◆ Task description
Don't include pictures. Quote the lines below from the first through the line that contains "0.01, 0, 0.01];".

******

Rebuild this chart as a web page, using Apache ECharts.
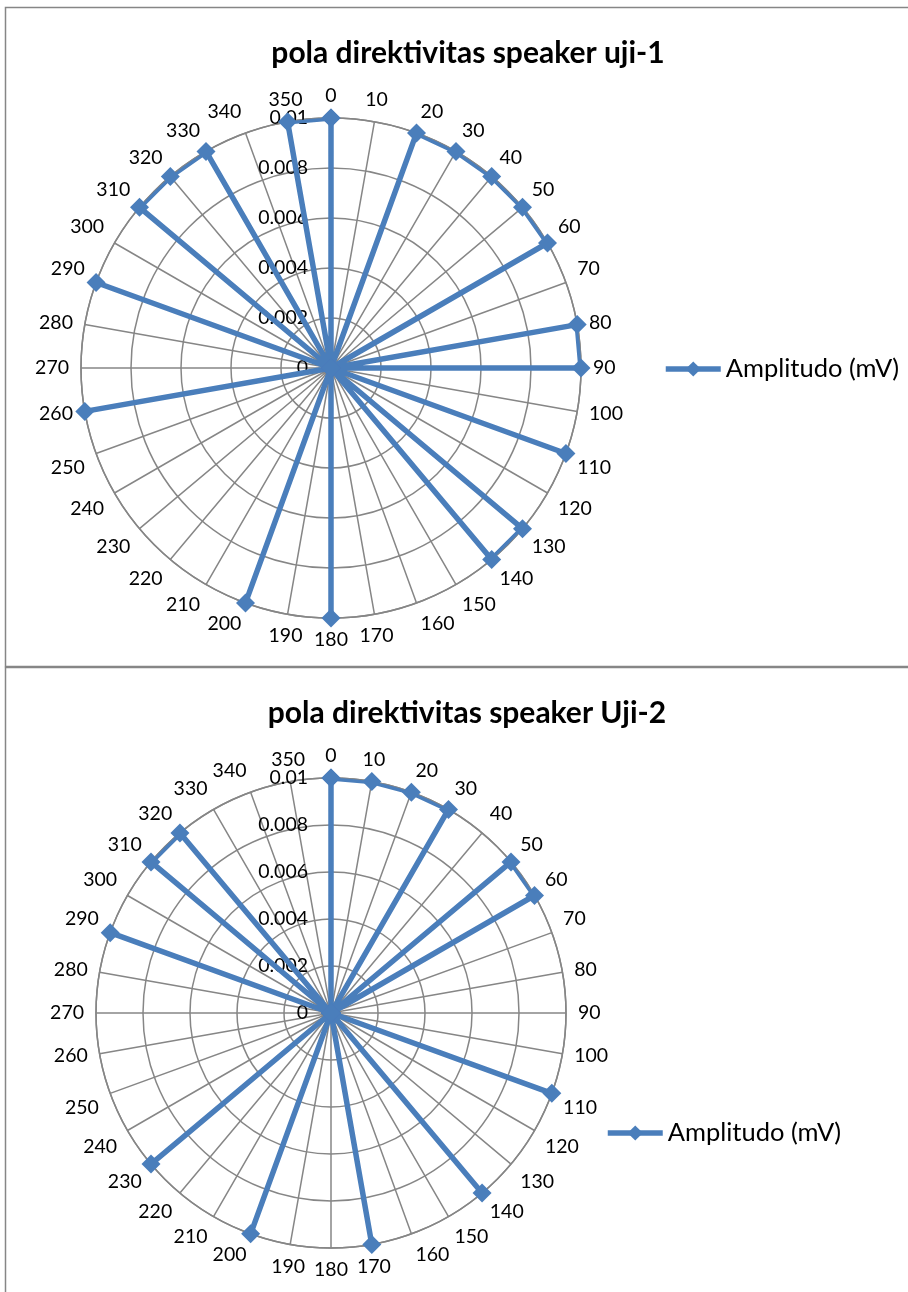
<!DOCTYPE html>
<html>
<head>
<meta charset="utf-8">
<script src="https://cdn.jsdelivr.net/npm/echarts@6/dist/echarts.min.js"></script>
<style>
  html, body { margin: 0; padding: 0; background: #ffffff; }
  #chart { width: 908px; height: 1292px; }
</style>
</head>
<body>
<div id="chart"></div>
<script>
// Measurement angles (degrees) and amplitudes for the two speakers under test
const angles = [0, 10, 20, 30, 40, 50, 60, 70, 80, 90, 100, 110, 120, 130, 140, 150, 160, 170,
                180, 190, 200, 210, 220, 230, 240, 250, 260, 270, 280, 290, 300, 310, 320, 330, 340, 350];

const amplitudeUji1 = [0.01, 0, 0.01, 0.01, 0.01, 0.01, 0.01, 0, 0.01, 0.01, 0, 0.01,
                       0, 0.01, 0.01, 0, 0, 0, 0.01, 0, 0.01, 0, 0, 0,
                       0, 0, 0.01, 0, 0, 0.01, 0, 0.01, 0.01, 0.01, 0, 0.01];

const amplitudeUji2 = [0.01, 0.01, 0.01, 0.01, 0, 0.01, 0.01, 0, 0, 0, 0, 0.01,
                       0, 0, 0.01, 0, 0, 0.01, 0, 0, 0.01, 0, 0, 0.01,
                       0, 0, 0, 0, 0, 0.01, 0, 0.01, 0.01, 0, 0, 0];

const radiusTicks = [0, 0.002, 0.004, 0.006, 0.008, 0.01];
const seriesName = 'Amplitudo (mV)';
const titles = ['pola direktivitas speaker uji-1', 'pola direktivitas speaker Uji-2'];

const FONT = 'Lato';
const LINE_BLUE = '#4A7EBB';
const GRID_GREY = '#868686';

// closed polygon: repeat the first reading at 360 degrees
function toPolarData(values) {
  const pts = angles.map((a, i) => [values[i], a]);
  pts.push([values[0], 360]);
  return pts;
}

function polarBlock(center, radius) {
  return { center: center, radius: radius };
}

function angleAxis(idx) {
  return {
    polarIndex: idx,
    type: 'value',
    min: 0,
    max: 360,
    interval: 10,
    startAngle: 90,
    clockwise: true,
    axisLine: { show: true, lineStyle: { color: GRID_GREY, width: 1.5 } },
    axisTick: { show: false },
    splitLine: { show: true, lineStyle: { color: GRID_GREY, width: 1.5 } },
    axisLabel: {
      show: true,
      margin: 12,
      color: '#000',
      fontFamily: FONT,
      fontSize: 19.5,
      formatter: v => (v >= 360 ? '' : String(v))
    }
  };
}

function radiusAxis(idx) {
  return {
    polarIndex: idx,
    type: 'value',
    min: radiusTicks[0],
    max: radiusTicks[radiusTicks.length - 1],
    interval: radiusTicks[1] - radiusTicks[0],
    axisLine: { show: false },
    axisTick: { show: false },
    splitLine: { show: true, lineStyle: { color: GRID_GREY, width: 1.5 } },
    axisLabel: {
      show: true,
      margin: 23,
      color: '#000',
      fontFamily: FONT,
      fontSize: 19.5,
      formatter: v => {
        const t = radiusTicks.find(r => Math.abs(r - v) < 1e-9);
        return t === undefined ? '' : String(t);
      }
    },
    z: 3
  };
}

function lineSeries(idx, values) {
  return {
    name: seriesName,
    type: 'line',
    coordinateSystem: 'polar',
    polarIndex: idx,
    data: toPolarData(values),
    symbol: 'diamond',
    symbolSize: 19,
    showAllSymbol: true,
    clip: false,
    lineStyle: { color: LINE_BLUE, width: 5.5 },
    itemStyle: { color: LINE_BLUE },
    animation: false,
    z: 5
  };
}

function legendBlock(left, top) {
  return {
    left: left,
    top: top,
    padding: 0,
    orient: 'vertical',
    itemWidth: 55,
    itemHeight: 19,
    data: [seriesName],
    lineStyle: { width: 5.5 },
    textStyle: { fontFamily: FONT, fontSize: 25.5, color: '#000' },
    selectedMode: false
  };
}

const chart = echarts.init(document.getElementById('chart'), null, { renderer: 'canvas' });

chart.setOption({
  backgroundColor: '#ffffff',
  animation: false,
  title: [
    {
      text: titles[0], left: 463, top: 33, textAlign: 'center',
      textStyle: { fontFamily: FONT, fontWeight: 'bold', fontSize: 30, color: '#000' }
    },
    {
      text: titles[1], left: 462, top: 693, textAlign: 'center',
      textStyle: { fontFamily: FONT, fontWeight: 'bold', fontSize: 30, color: '#000' }
    }
  ],
  legend: [legendBlock(663, 356), legendBlock(605, 1120)],
  polar: [polarBlock([331, 368], 250), polarBlock([331, 1013], 235)],
  angleAxis: [angleAxis(0), angleAxis(1)],
  radiusAxis: [radiusAxis(0), radiusAxis(1)],
  series: [lineSeries(0, amplitudeUji1), lineSeries(1, amplitudeUji2)],
  graphic: [
    // chart area frames
    { type: 'rect', shape: { x: 5.5, y: 7.5, width: 920, height: 659 },
      style: { fill: null, stroke: GRID_GREY, lineWidth: 1.5 }, silent: true, z: -1 },
    { type: 'rect', shape: { x: 5.5, y: 667.5, width: 920, height: 660 },
      style: { fill: null, stroke: GRID_GREY, lineWidth: 1.5 }, silent: true, z: -1 }
  ]
});
</script>
</body>
</html>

******

◆ Result of the exercise
Rebuild this chart as a web page, using Apache ECharts.
<!DOCTYPE html>
<html>
<head>
<meta charset="utf-8">
<script src="https://cdn.jsdelivr.net/npm/echarts@6/dist/echarts.min.js"></script>
<style>
  html, body { margin: 0; padding: 0; background: #ffffff; }
  #chart { width: 908px; height: 1292px; }
</style>
</head>
<body>
<div id="chart"></div>
<script>
// Measurement angles (degrees) and amplitudes for the two speakers under test
const angles = [0, 10, 20, 30, 40, 50, 60, 70, 80, 90, 100, 110, 120, 130, 140, 150, 160, 170,
                180, 190, 200, 210, 220, 230, 240, 250, 260, 270, 280, 290, 300, 310, 320, 330, 340, 350];

const amplitudeUji1 = [0.01, 0, 0.01, 0.01, 0.01, 0.01, 0.01, 0, 0.01, 0.01, 0, 0.01,
                       0, 0.01, 0.01, 0, 0, 0, 0.01, 0, 0.01, 0, 0, 0,
                       0, 0, 0.01, 0, 0, 0.01, 0, 0.01, 0.01, 0.01, 0, 0.01];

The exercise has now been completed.